Learning To Importance Sampline in Primary Sample Space

Quan Zheng1 Matthias Zwicker1
1University of Maryland, College Park

In Computer Graphics Forum (Proc. Eurographics), 2019, to appear

We present a novel importance sampling approach that uses a neural network to sample from a desired density. This figure shows how our approach can learn to sample small illumination features. Images are rendered at 128 spp and MSE is given below each image. The reference image is rendered with Metropolis light transport using 32768 spp. With increasing amounts of training data, our approach gives better cardioid caustics in the silver ring, and it preserves small caustics with fine structures.

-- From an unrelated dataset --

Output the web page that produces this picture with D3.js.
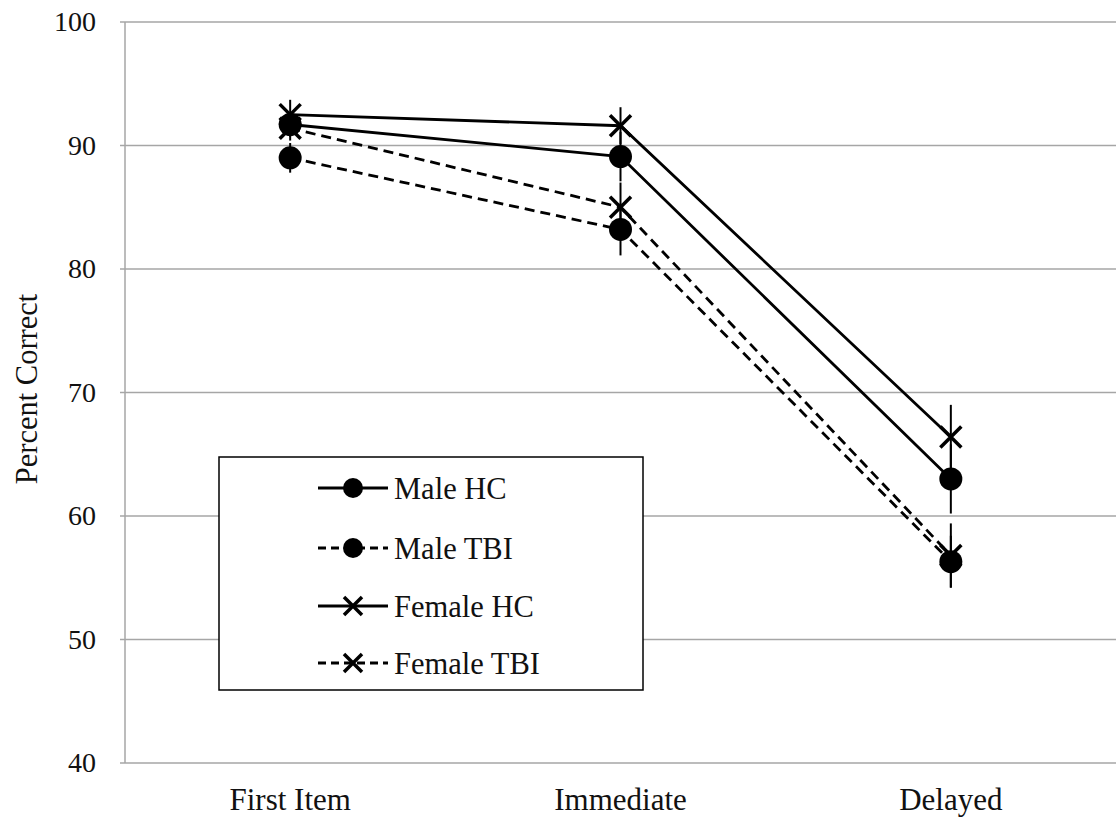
<!DOCTYPE html>
<html><head><meta charset="utf-8">
<script src="https://cdn.jsdelivr.net/npm/d3@7"></script>
<style>body{margin:0;background:#fff}svg{display:block}text{font-family:"Liberation Serif","Times New Roman",serif;fill:#111}</style>
</head><body><svg id="c" width="1118" height="823"></svg>
<script>
const categories = ["First Item", "Immediate", "Delayed"];
const yTicks = [40, 50, 60, 70, 80, 90, 100];
const seriesNames = ["Male HC", "Male TBI", "Female HC", "Female TBI"];
const seriesMarkers = ["circle", "circle", "cross", "cross"];
const seriesDashed = [false, true, false, true];
const maleHC = [91.7, 89.1, 63.0];
const maleTBI = [89.0, 83.2, 56.3];
const femaleHC = [92.5, 91.6, 66.4];
const femaleTBI = [91.4, 85.0, 56.8];
const maleHCErr = [1.0, 2.0, 2.8];
const maleTBIErr = [1.2, 2.1, 2.1];
const femaleHCErr = [1.2, 1.5, 2.6];
const femaleTBIErr = [1.0, 2.0, 2.6];

const values = [maleHC, maleTBI, femaleHC, femaleTBI];
const errs = [maleHCErr, maleTBIErr, femaleHCErr, femaleTBIErr];

const svg = d3.select("#c");
const L = 125, R = 1116, T = 22, B = 763;
const x = d3.scaleBand().domain(categories).range([L, R]);
const y = d3.scaleLinear().domain([40, 100]).range([B, T]);
const cx = c => x(c) + x.bandwidth() / 2;

// gridlines
svg.append("g").selectAll("line").data(yTicks).join("line")
  .attr("x1", L - 5).attr("x2", R).attr("y1", d => y(d)).attr("y2", d => y(d))
  .attr("stroke", "#a6a6a6").attr("stroke-width", 1.5);
svg.append("line").attr("x1", L).attr("x2", L).attr("y1", T).attr("y2", B)
  .attr("stroke", "#a6a6a6").attr("stroke-width", 1.5);

// y tick labels
svg.append("g").selectAll("text").data(yTicks).join("text")
  .attr("x", 96).attr("y", d => y(d)).attr("dy", "0.33em").attr("text-anchor", "end")
  .attr("font-size", 28).text(d => d);
// x labels
svg.append("g").selectAll("text").data(categories).join("text")
  .attr("x", d => cx(d)).attr("y", 810).attr("text-anchor", "middle")
  .attr("font-size", 31).text(d => d);
// y title
svg.append("text").attr("transform", `translate(37,389) rotate(-90)`)
  .attr("text-anchor", "middle").attr("font-size", 30.5).text("Percent Correct");

// error bars
values.forEach((vals, si) => {
  svg.append("g").selectAll("line").data(categories).join("line")
    .attr("x1", d => cx(d)).attr("x2", d => cx(d))
    .attr("y1", (d, i) => y(vals[i] + errs[si][i])).attr("y2", (d, i) => y(vals[i] - errs[si][i]))
    .attr("stroke", "#000").attr("stroke-width", 2);
});

const line = d3.line().x((d, i) => cx(categories[i])).y(d => y(d));
function marker(g, type, px, py, r) {
  if (type === "circle") {
    g.append("circle").attr("cx", px).attr("cy", py).attr("r", r).attr("fill", "#000");
  } else {
    const s = r;
    g.append("path").attr("d", `M${px - s},${py - s}L${px + s},${py + s}M${px - s},${py + s}L${px + s},${py - s}`)
      .attr("stroke", "#000").attr("stroke-width", 3.5).attr("fill", "none");
  }
}
values.forEach((vals, si) => {
  svg.append("path").datum(vals).attr("d", line).attr("fill", "none")
    .attr("stroke", "#000").attr("stroke-width", 2.8)
    .attr("stroke-dasharray", seriesDashed[si] ? "10,6" : null);
});
values.forEach((vals, si) => {
  const g = svg.append("g");
  vals.forEach((v, i) => marker(g, seriesMarkers[si], cx(categories[i]), y(v), seriesMarkers[si] === "circle" ? 11.5 : 10.5));
});

// legend
svg.append("rect").attr("x", 219).attr("y", 457).attr("width", 424).attr("height", 233)
  .attr("fill", "#fff").attr("stroke", "#000").attr("stroke-width", 1.5);
const ly = [488, 548, 606, 663];
seriesNames.forEach((n, i) => {
  const g = svg.append("g");
  g.append("line").attr("x1", 318).attr("x2", 388).attr("y1", ly[i]).attr("y2", ly[i])
    .attr("stroke", "#000").attr("stroke-width", 2.8).attr("stroke-dasharray", seriesDashed[i] ? "8,5" : null);
  marker(g, seriesMarkers[i], 353, ly[i], seriesMarkers[i] === "circle" ? 10 : 9);
  g.append("text").attr("x", 394).attr("y", ly[i]).attr("dy", "0.36em").attr("font-size", 30.5).text(n);
});
</script></body></html>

Importance sampling is one of the most widely used variance reduction strategies in Monte Carlo rendering. We propose a novel importance sampling technique that uses a neural network to learn how to sample from a desired density represented by a set of samples. Our approach considers an existing Monte Carlo rendering algorithm as a black box. During a scene-dependent training phase, we learn to generate samples with a desired density in the primary sample space of the renderer using maximum likelihood estimation. We leverage a recent neural network architecture that was designed to represent real-valued non-volume preserving (``Real NVP'') transformations in high dimensional spaces. We use Real NVP to non-linearly warp primary sample space and obtain desired densities. In addition, Real NVP efficiently computes the determinant of the Jacobian of the warp, which is required to implement the change of integration variables implied by the warp. A main advantage of our approach is that it is agnostic of underlying light transport effects, and can be combined with an existing rendering technique by treating it as a black box. We show that our approach leads to effective variance reduction in several practical scenarios.